Round‐robin is the default distribution type. The distribution of data across the nodes (you get a maximum of 60) is random. In a scenario where you need to frequently load or refresh data, this would be a good choice for distribution. A hash distribution type spreads data across nodes based on an identified key. For example, if you are analyzing brain waves, you can place all readings with an ELECTRODE = 1 onto a specific node. All queries where this data selection is requested will be routed to the specific node that contains the data. Consider that there are five electrodes. Adding the snippet DISTRIBUTION = HASH([ELECTRODE_ID]) to the CTAS statement would result in five nodes receiving the data for each electrode. Use hash distribution if your dataset is large enough to warrant having a dedicated SQL pool node to respond to those kinds of queries. A replicated distribution type copies all the data for the identified table to all provisioned nodes that are running and responding to queries. This distribution type is best for small datasets (less than 2 GB).

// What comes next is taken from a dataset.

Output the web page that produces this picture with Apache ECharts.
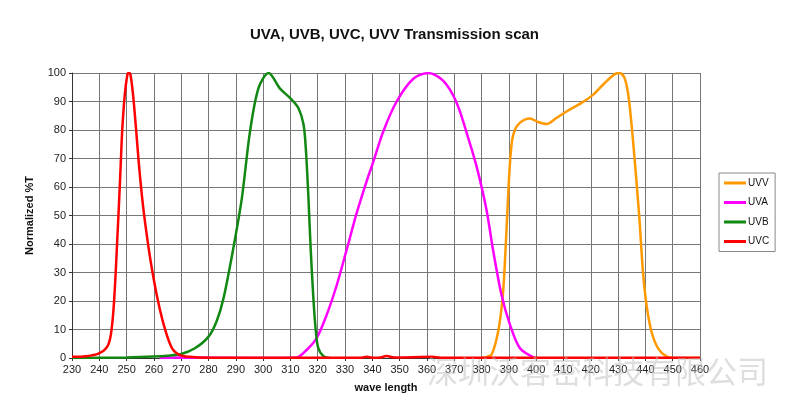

Design a Data Archiving Solution

Make sure to differentiate between purging (deleting) and archiving data. The former means you completely remove the data from any existing datastore within your control. Purging is becoming more important from the perspective of security, privacy, governance, and compliance. There is simply no longer any reason to persist collected data permanently; it should be completely deleted at some point. (See Part IV, “Secure, Monitor, and Optimize Data Storage and Data Processing,” for more information.) Archiving data means moving data to a less frequently accessed datastore from a production environment due to its relevance and need. Changes in business objectives, age of data, changes in regulations, or changes in customer behaviors could make the data collected over a given time unnecessary. If those things happen, you might not want to delete the data immediately but keep it for some time before making that decision. But in all cases, you would want to remove the irrelevant data from the tables or directories so that it no longer influences your data analytics and business insights gathering activities. You would also do this because you can save some cost.

Azure storage accounts offer lifecycle management policies. A lifecycle management policy enables you to automatically move data between the different blob storage access tiers, such as Hot, Cool, and Archive. You can configure a rule to move data from Hot to Cool or Archive, or from Cool to Archive, or even to delete the data. The decision point for when the access tier changes can be based on days from creation date or time since last modification. You can also manually change the access tier from the Azure portal, by selecting the file and clicking the Change Tier button, as shown in Figure 3.10.

FIGUER 3.10 Changing the access tier of files in an ADLS container

If your data is stored in folders named for the date and time ({yyyy}/{mm}/{dd}/{hh}), then you could write an automated batch process to remove data within certain folders based on age. When working with data stored on tables, the approach is a bit different. Files have metadata, such as created and updated date, while rows and columns do not have that metadata easily accessible. If you need to implement some archiving on tables, you might consider adding a column that identifies the last time the data was accessed, updated, and/or originally inserted. You could use those column values as the basis for identifying relevant and irrelevant data. If the data is deemed irrelevant, due to age or access, it can either be moved to a different schema or deleted. You could consider such a data archive process as part of a pipeline operation, which you will create in the next chapter. You might also consider creating a copy of the table and append the word archive to it.